Today, I'd like to talk about the slightly more uncommon figures of speech: anaphora, antithesis, chiasmus, metonymy and synecdoche. I like to think of these as the paprika, cardamom, and saffron of language. These figures of speech convey meanings in a more vivid and impressive manner both in writing and speaking. Use them in different combinations to add depth and emotion to your writing.

Anaphora [uh-naf-er-uh]

Anaphora means starting two or more sentences, phrases, or verses with the same word or words. Anaphora means your words will sound repetitive, but don’t let that stop you from using it. That’s the point of anaphora. That’s why it’s convincing. That’s why it’s effective. That’s why it’s powerful.

Justin Bieber fans and their parents know that his hit song “Never Say Never” is one of those tunes that you can’t get out of your head. Blame anaphora for that.
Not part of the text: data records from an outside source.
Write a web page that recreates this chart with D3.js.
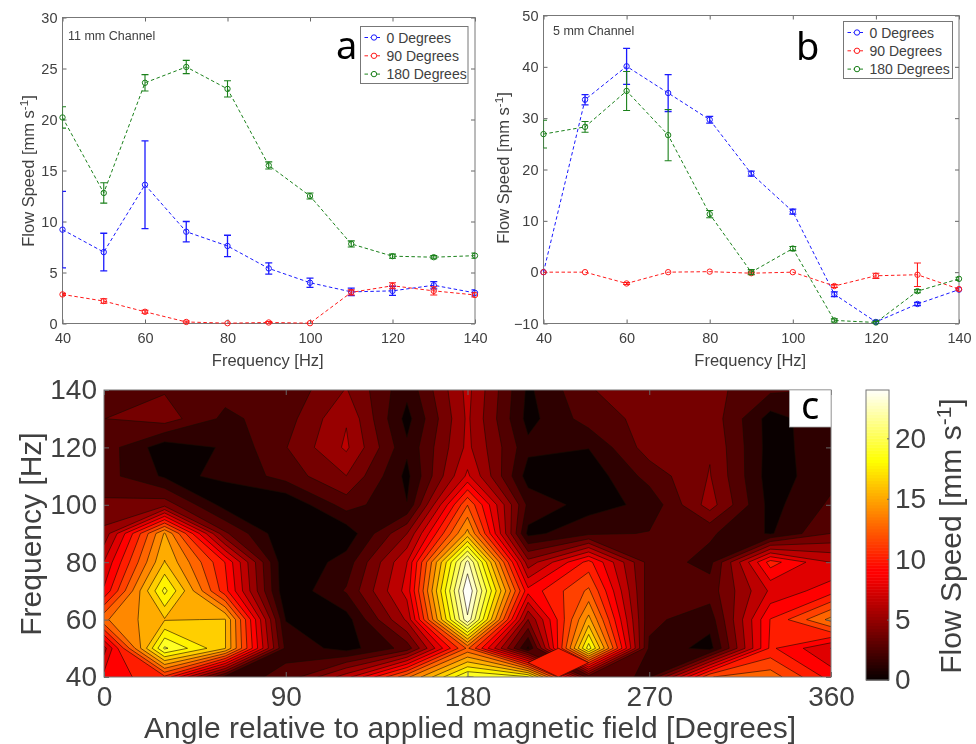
<!DOCTYPE html>
<html>
<head>
<meta charset="utf-8">
<script src="https://d3js.org/d3.v7.min.js"></script>
<style>
  body { margin: 0; background: #fff; }
  svg { display: block; font-family: "Liberation Sans", sans-serif; filter: blur(0.4px); }
  text { fill: #404040; }
  .axis path { display: none; }
  .axis line { stroke: #666; }
</style>
</head>
<body>
<svg id="chart" width="976" height="744"></svg>
<script>
const freqs = [40, 50, 60, 70, 80, 90, 100, 110, 120, 130, 140];
const seriesNames = ["0 Degrees", "90 Degrees", "180 Degrees"];
const seriesColors = ["#1a1aff", "#ff1a1a", "#1a801a"];

// panel a, 11 mm channel
const a0 = [9.2, 7, 13.6, 9, 7.6, 5.4, 4, 3.1, 3.2, 3.75, 3];
const a0Err = [3.75, 1.85, 4.3, 1, 1.05, 0.55, 0.45, 0.37, 0.45, 0.35, 0.3];
const a90 = [2.85, 2.2, 1.15, 0.15, 0.03, 0.1, 0.03, 3.05, 3.7, 3.2, 2.8];
const a90Err = [0.1, 0.22, 0.15, 0.1, 0, 0.1, 0, 0.25, 0.3, 0.4, 0.2];
const a180 = [20.2, 12.8, 23.6, 25.15, 23, 15.5, 12.5, 7.8, 6.6, 6.5, 6.65];
const a180Err = [1.05, 1, 0.8, 0.65, 0.8, 0.35, 0.3, 0.3, 0.2, 0.15, 0.25];

// panel b, 5 mm channel
const b0 = [0, 33.6, 40.1, 34.9, 29.7, 19.2, 11.8, -4.3, -9.7, -6.2, -3.4];
const b0Err = [0, 1, 3.5, 3.6, 0.65, 0.5, 0.5, 0.45, 0.3, 0.3, 0.2];
const b90 = [0, 0, -2.2, 0, 0.1, -0.2, 0, -2.7, -0.7, -0.5, -3.3];
const b90Err = [0, 0, 0.2, 0, 0, 0.2, 0, 0.3, 0.5, 2.3, 0.2];
const b180 = [26.9, 28.3, 35.3, 26.7, 11.3, 0, 4.6, -9.4, -9.8, -3.7, -1.3];
const b180Err = [2.7, 1.05, 3.8, 5, 0.7, 0.5, 0.4, 0.3, 0.2, 0.3, 0.3];

// panel c, one row per frequency (40 first), one column per angle
const angles = [0, 30, 60, 90, 120, 150, 180, 210, 240, 270, 300, 330, 360];
const speedRows = [
  [9.2, 11, 2, 2.8, 7, 13.5, 20.2, 19, 3, 2.35, 12.5, 13.3, 9.5],
  [7, 20.3, 16.4, 2.2, 0.7, 3, 12.8, 1, 19.5, 2.3, 0.7, 10.3, 7.5],
  [13.6, 16.2, 16.4, 1.2, 0.7, 6.5, 23.6, 5, 15.5, 2.8, 1.8, 10.1, 14.2],
  [9, 19.2, 10.5, 0.15, 2.65, 8, 25.1, 9.2, 12.8, 3, 3.1, 7.75, 9.5],
  [7.6, 16.4, 10, 0.03, 1.8, 7.5, 23, 5.5, 10.5, 3.2, 2.1, 10.6, 7.5],
  [5.4, 15.2, 4, 0.1, 0.4, 5, 15.5, 0.86, 2.2, 2.6, 2.7, 1.1, 3.8],
  [4, 4.5, 0.7, 0.03, 3.1, 1.3, 12.5, 2.2, 0.7, 1.6, 5.6, 0.8, 2.75],
  [3.05, 1.05, 1.4, 3.05, 5, 0.9, 7.8, 0.6, 0.4, 3, 5.1, 0.6, 2.1],
  [3.2, 0.5, 1.4, 3.7, 6.5, 1.5, 6.6, 1.6, 1.3, 4.4, 4.9, 0.7, 2.1],
  [3.75, 4.4, 2.2, 3.2, 6.17, 0.8, 6.5, 0.8, 3.1, 4.2, 4.6, 0.7, 2.2],
  [3, 3.65, 3, 2.8, 5.1, 1.6, 6.65, 1, 3.65, 4.7, 4.2, 2.75, 2.5]
];
// 20 contour steps up to the peak
const levelStep = 1.255;
const levels = d3.range(1, 21).map(i => i * levelStep);

const svg = d3.select("#chart");

function addYLabel(g, x, y, size, base) {
  const t = g.append("text")
    .attr("transform", `translate(${x},${y}) rotate(-90)`)
    .attr("text-anchor", "middle")
    .style("font-size", size + "px")
    .text(base);
  t.append("tspan").attr("dy", -size * 0.35).style("font-size", size * 0.7 + "px").text("-1");
  t.append("tspan").attr("dy", size * 0.35).text("]");
}

function drawBox(g, x, y, ticksX, ticksY, tickLen, fontSize, padX, padY) {
  const [x0, x1] = x.range();
  const [y1, y0] = y.range();
  g.append("g").attr("class", "axis").attr("transform", `translate(0,${y1})`)
    .call(d3.axisBottom(x).tickValues(ticksX).tickSize(-tickLen).tickPadding(padX))
    .call(s => s.selectAll("text").style("font-size", fontSize + "px"));
  g.append("g").attr("class", "axis").attr("transform", `translate(0,${y0})`)
    .call(d3.axisTop(x).tickValues(ticksX).tickSize(-tickLen).tickFormat(""));
  g.append("g").attr("class", "axis").attr("transform", `translate(${x0},0)`)
    .call(d3.axisLeft(y).tickValues(ticksY).tickSize(-tickLen).tickPadding(padY))
    .call(s => s.selectAll("text").style("font-size", fontSize + "px"));
  g.append("g").attr("class", "axis").attr("transform", `translate(${x1},0)`)
    .call(d3.axisRight(y).tickValues(ticksY).tickSize(-tickLen).tickFormat(""));
  g.selectAll(".axis text").attr("font-family", null).style("font-family", "Liberation Sans");
  g.append("rect").attr("x", x0).attr("y", y0).attr("width", x1 - x0).attr("height", y1 - y0)
    .attr("fill", "none").attr("stroke", "#777").attr("stroke-width", 1);
}

function linePanel(opts) {
  const g = svg.append("g");
  const x = d3.scaleLinear().domain([40, 140]).range([opts.left, opts.right]);
  const y = d3.scaleLinear().domain(opts.yDomain).range([opts.bottom, opts.top]);
  const clipId = "clip-" + opts.letter;
  g.append("clipPath").attr("id", clipId).append("rect")
    .attr("x", opts.left).attr("y", opts.top)
    .attr("width", opts.right - opts.left).attr("height", opts.bottom - opts.top);

  drawBox(g, x, y, d3.range(40, 141, 20), opts.yTicks, 4, 14.5, 9, 5);

  const line = d3.line().x((d, i) => x(freqs[i])).y(d => y(d));
  opts.series.forEach((s, k) => {
    const color = seriesColors[k];
    g.append("path").datum(s.values).attr("d", line).attr("fill", "none")
      .attr("stroke", color).attr("stroke-width", 1).attr("stroke-dasharray", "3.5,2.5");
    const bars = g.append("g").attr("clip-path", `url(#${clipId})`)
      .attr("stroke", color).attr("stroke-width", s.values === opts.series[0].values ? 1.3 : 1.1);
    s.values.forEach((v, i) => {
      const e = s.err[i];
      if (!e) return;
      const px = x(freqs[i]);
      bars.append("line").attr("x1", px).attr("x2", px).attr("y1", y(v - e)).attr("y2", y(v + e));
      [v - e, v + e].forEach(c => {
        bars.append("line").attr("x1", px - 3.5).attr("x2", px + 3.5).attr("y1", y(c)).attr("y2", y(c));
      });
    });
    g.selectAll(null).data(s.values).enter().append("circle")
      .attr("cx", (d, i) => x(freqs[i])).attr("cy", d => y(d)).attr("r", 2.7)
      .attr("fill", "none").attr("stroke", color).attr("stroke-width", 1);
  });

  g.append("text").attr("x", (opts.left + opts.right) / 2 - 1).attr("y", 366)
    .attr("text-anchor", "middle").style("font-size", "16.5px").text("Frequency [Hz]");
  addYLabel(g, opts.yLabelX, opts.yLabelY, 16.5, "Flow Speed [mm s");

  g.append("text").attr("x", opts.noteX).attr("y", opts.noteY).style("font-size", "12.5px").text(opts.note);
  g.append("text").attr("x", opts.letterX).attr("y", opts.letterY)
    .style("font-family", "Noto Sans").style("font-size", "38px").style("fill", "#000").text(opts.letter);

  const lg = g.append("g").attr("transform", `translate(${opts.legendX},${opts.legendY})`);
  lg.append("rect").attr("width", opts.legendW).attr("height", 57)
    .attr("fill", "#fff").attr("stroke", "#777").attr("stroke-width", 1);
  seriesNames.forEach((name, k) => {
    const ly = 11 + k * 18.3;
    lg.append("line").attr("x1", 4).attr("x2", 22).attr("y1", ly).attr("y2", ly)
      .attr("stroke", seriesColors[k]).attr("stroke-dasharray", "3.5,2.5");
    lg.append("circle").attr("cx", 13.5).attr("cy", ly).attr("r", 2.7)
      .attr("fill", "#fff").attr("stroke", seriesColors[k]);
    lg.append("text").attr("x", 26).attr("y", ly + 5).style("font-size", "14px").text(name);
  });
}

linePanel({
  letter: "a", left: 62.5, right: 475, top: 17.5, bottom: 323.5,
  yDomain: [0, 30], yTicks: d3.range(0, 31, 5),
  series: [{ values: a0, err: a0Err }, { values: a90, err: a90Err }, { values: a180, err: a180Err }],
  yLabelX: 34, yLabelY: 171, note: "11 mm Channel", noteX: 68, noteY: 40,
  letterX: 336, letterY: 59, legendX: 360.5, legendY: 26.5, legendW: 107.5
});

linePanel({
  letter: "b", left: 543.5, right: 959, top: 15.5, bottom: 323.5,
  yDomain: [-10, 50], yTicks: d3.range(-10, 51, 10),
  series: [{ values: b0, err: b0Err }, { values: b90, err: b90Err }, { values: b180, err: b180Err }],
  yLabelX: 509, yLabelY: 168, note: "5 mm Channel", noteX: 553, noteY: 35,
  letterX: 796, letterY: 60, legendX: 843.5, legendY: 21.5, legendW: 109
});

// hot colormap, same shape as the matlab one
function hot(v) {
  const t = v / 24;
  const r = Math.min(1, 0.04 + t / 0.375);
  const gr = Math.max(0, Math.min(1, (t - 0.375) / 0.375));
  const b = Math.max(0, Math.min(1, (t - 0.75) / 0.25));
  return d3.rgb(r * 255, gr * 255, b * 255).formatHex();
}

// panel c
const plotC = { left: 104, right: 831, top: 390, bottom: 677 };
const gc = svg.append("g");
const xAngle = d3.scaleLinear().domain([0, 360]).range([plotC.left, plotC.right]);
const yFreq = d3.scaleLinear().domain([40, 140]).range([plotC.bottom, plotC.top]);

gc.append("clipPath").attr("id", "clip-c").append("rect")
  .attr("x", plotC.left).attr("y", plotC.top)
  .attr("width", plotC.right - plotC.left).attr("height", plotC.bottom - plotC.top);

// d3.contours puts grid nodes at i + 0.5
const project = d3.geoTransform({
  point(cx, cy) {
    this.stream.point(xAngle((cx - 0.5) * 30), yFreq(40 + (cy - 0.5) * 10));
  }
});
const contourPath = d3.geoPath(project);
const contours = d3.contours()
  .size([angles.length, freqs.length])
  .thresholds(levels)(speedRows.flat());

const field = gc.append("g").attr("clip-path", "url(#clip-c)");
field.append("rect").attr("x", plotC.left).attr("y", plotC.top)
  .attr("width", plotC.right - plotC.left).attr("height", plotC.bottom - plotC.top)
  .attr("fill", hot(0));
field.selectAll("path").data(contours).enter().append("path")
  .attr("d", contourPath)
  .attr("fill", d => hot(d.value))
  .attr("stroke", "#1a0a00").attr("stroke-width", 0.7).attr("stroke-opacity", 0.85);

// strong saddles come out as a flat diamond in the original
for (let r = 0; r < freqs.length - 1; r++) {
  for (let c = 0; c < angles.length - 1; c++) {
    const [p, q, u, w] = [speedRows[r][c], speedRows[r][c + 1], speedRows[r + 1][c], speedRows[r + 1][c + 1]];
    if (Math.min(p, w) - Math.max(q, u) < 10 && Math.min(q, u) - Math.max(p, w) < 10) continue;
    const mid = (p + q + u + w) / 4;
    const a0 = angles[c], a1 = angles[c + 1], f0 = freqs[r], f1 = freqs[r + 1];
    const corners = [[(a0 + a1) / 2, f0], [a1, (f0 + f1) / 2], [(a0 + a1) / 2, f1], [a0, (f0 + f1) / 2]];
    field.append("path")
      .attr("d", d3.line().x(d => xAngle(d[0])).y(d => yFreq(d[1])).curve(d3.curveLinearClosed)(corners))
      .attr("fill", hot(Math.floor(mid / levelStep) * levelStep))
      .attr("stroke", "#1a0a00").attr("stroke-width", 0.7).attr("stroke-opacity", 0.85);
  }
}

drawBox(gc, xAngle, yFreq, [0, 90, 180, 270, 360], d3.range(40, 141, 20), 5, 28, 9, 7);

gc.append("text").attr("x", 470).attr("y", 738).attr("text-anchor", "middle")
  .style("font-size", "30px").text("Angle relative to applied magnetic field [Degrees]");
gc.append("text").attr("transform", "translate(41,534) rotate(-90)").attr("text-anchor", "middle")
  .style("font-size", "30px").text("Frequency [Hz]");

// white box with the panel letter
gc.append("rect").attr("x", 789.5).attr("y", 390).attr("width", 41.5).attr("height", 37)
  .attr("fill", "#fff").attr("stroke", "#aaa").attr("stroke-width", 0.8);
gc.append("text").attr("x", 801).attr("y", 418.5)
  .style("font-family", "Noto Sans").style("font-size", "38px").style("fill", "#000").text("c");

// colour bar
const barTicks = [0, 5, 10, 15, 20];
const barX = 866, barW = 23, barTop = 390, barBottom = 680;
const yBar = d3.scaleLinear().domain([0, 24]).range([barBottom, barTop]);
const gb = svg.append("g");
const barSteps = d3.range(0, 24, 0.25);
gb.selectAll("rect").data(barSteps).enter().append("rect")
  .attr("x", barX).attr("width", barW)
  .attr("y", d => yBar(d + 0.25)).attr("height", yBar(0) - yBar(0.25) + 0.5)
  .attr("fill", d => hot(d));
gb.append("rect").attr("x", barX).attr("y", barTop).attr("width", barW).attr("height", barBottom - barTop)
  .attr("fill", "none").attr("stroke", "#777").attr("stroke-width", 1);
gb.append("g").attr("class", "axis").attr("transform", `translate(${barX + barW},0)`)
  .call(d3.axisRight(yBar).tickValues(barTicks).tickSize(-2).tickPadding(6))
  .call(s => s.selectAll("text").style("font-size", "28px").attr("font-family", null).style("font-family", "Liberation Sans"));
addYLabel(gb, 961, 536, 30, "Flow Speed [mm s");
</script>
</body>
</html>
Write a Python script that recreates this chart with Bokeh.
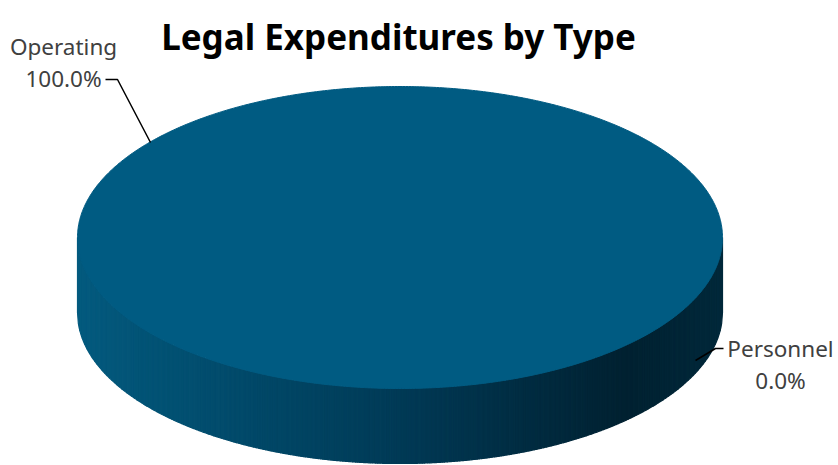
import numpy as np
from bokeh.plotting import figure
from bokeh.models import Range1d
from bokeh.core.properties import value
from bokeh.embed import file_html
from bokeh.resources import INLINE

# ---- data ----
categories = ["Operating", "Personnel"]
amounts = [100.0, 0.0]
slice_colors = ["#005b82", "#2e75b6"]
title_text = "Legal Expenditures by Type"

# ---- layout (screen pixel coordinates) ----
W, H = 838, 465
p = figure(width=W, height=H, output_backend="svg", toolbar_location=None,
           x_range=Range1d(0, W), y_range=Range1d(H, 0),
           min_border=0, outline_line_color=None)
p.axis.visible = False
p.grid.visible = False
p.background_fill_color = "white"
p.border_fill_color = "white"

cx, cy, a, b, depth = 399.5, 237.0, 322.5, 151.0, 75.0

total = sum(amounts)
fracs = [v / total for v in amounts]
pcts = [f * 100 for f in fracs]

# ---- side of the cylinder (front half) with horizontal shading ----
stops_t = [0.0, 0.5, 0.85, 1.0]
stops_c = [(3, 90, 126), (0, 58, 86), (0, 33, 49), (0, 40, 58)]

def shade(t):
    for i in range(len(stops_t) - 1):
        if stops_t[i] <= t <= stops_t[i + 1]:
            f = (t - stops_t[i]) / (stops_t[i + 1] - stops_t[i])
            c0, c1 = stops_c[i], stops_c[i + 1]
            return "#%02x%02x%02x" % tuple(int(round(c0[k] + (c1[k] - c0[k]) * f)) for k in range(3))
    return "#%02x%02x%02x" % stops_c[-1]

N = 260
xe = np.linspace(cx - a, cx + a, N + 1)
def edge_y(x):
    u = np.clip((x - cx) / a, -1, 1)
    return cy + b * np.sqrt(1 - u * u)

xs, ys, cols = [], [], []
for i in range(N):
    x0, x1 = xe[i], xe[i + 1]
    xm = np.linspace(x0, x1, 4)
    top = edge_y(xm)
    xs.append(list(xm) + list(xm[::-1]))
    ys.append(list(top) + list((top + depth)[::-1]))
    cols.append(shade((0.5 * (x0 + x1) - (cx - a)) / (2 * a)))
p.patches(xs, ys, fill_color=cols, line_color=cols, line_width=1.2)

# ---- top face: one wedge per slice ----
start = 0.0
for cat, f, col in zip(categories, fracs, slice_colors):
    if f <= 0:
        continue
    th = np.linspace(start, start + 2 * np.pi * f, 720)
    px = cx + a * np.sin(th)
    py = cy - b * np.cos(th)
    if f < 1:
        px = np.concatenate([[cx], px])
        py = np.concatenate([[cy], py])
    p.patch(list(px), list(py), fill_color=col, line_color=col, line_width=1)
    start += 2 * np.pi * f

# ---- title ----
p.text(x=[398], y=[36], text=[title_text], text_font=value("Noto Sans"),
       text_font_style="bold", text_font_size="35px", text_color="black",
       text_align="center", text_baseline="alphabetic")

# ---- data labels ----
lab_x = [63, 780]
lab_y = [46, 348]
lines1 = categories
lines2 = ["%.1f%%" % v for v in pcts]
p.text(x=lab_x, y=lab_y, text=lines1, text_font=value("Noto Sans"),
       text_font_size="22.5px", text_color="#404040", text_align="center",
       text_baseline="alphabetic")
p.text(x=lab_x, y=[v + 32 for v in lab_y], text=lines2, text_font=value("Noto Sans"),
       text_font_size="22.5px", text_color="#404040", text_align="center",
       text_baseline="alphabetic")

# leader lines
p.line([105, 117, 150], [79, 79, 142], line_color="black", line_width=1.5)
p.line([723, 715, 695], [348, 348, 360], line_color="black", line_width=1.5)

open("out.html", "w").write(file_html(p, INLINE))
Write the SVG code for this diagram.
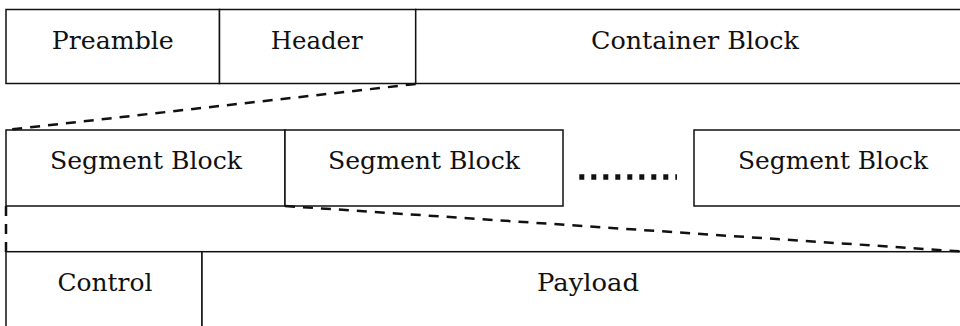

. . . I never thought that I could walk through fire
I never thought that I could take a burn
I never had the strength to take it higher
Until I reached the point of no return

Because anaphora is so memorable, advertisers frequently create slogans using this rhetorical tool; in fact, as I was writing this very sentence I heard a Wendy’s commercial that included this phrase:

“Right Price. Right Size Menu.”

Another advertising example I noticed recently is: “Choose Sony. Choose Wisely.”

In anaphora, the repeated word joins the phrases together.  In this case, it does so with the goal of leaving the impression Sony equals a wise choice. It’s simple. It’s clever. It’s powerful. (By the way, did you notice that both ads also used another figure of speech?  That’s right—alliteration—the repeat of “s” sound.)

What’s important to remember is that anaphora is repetitive. What’s important to remember is that the repetition is what makes it effective and memorable.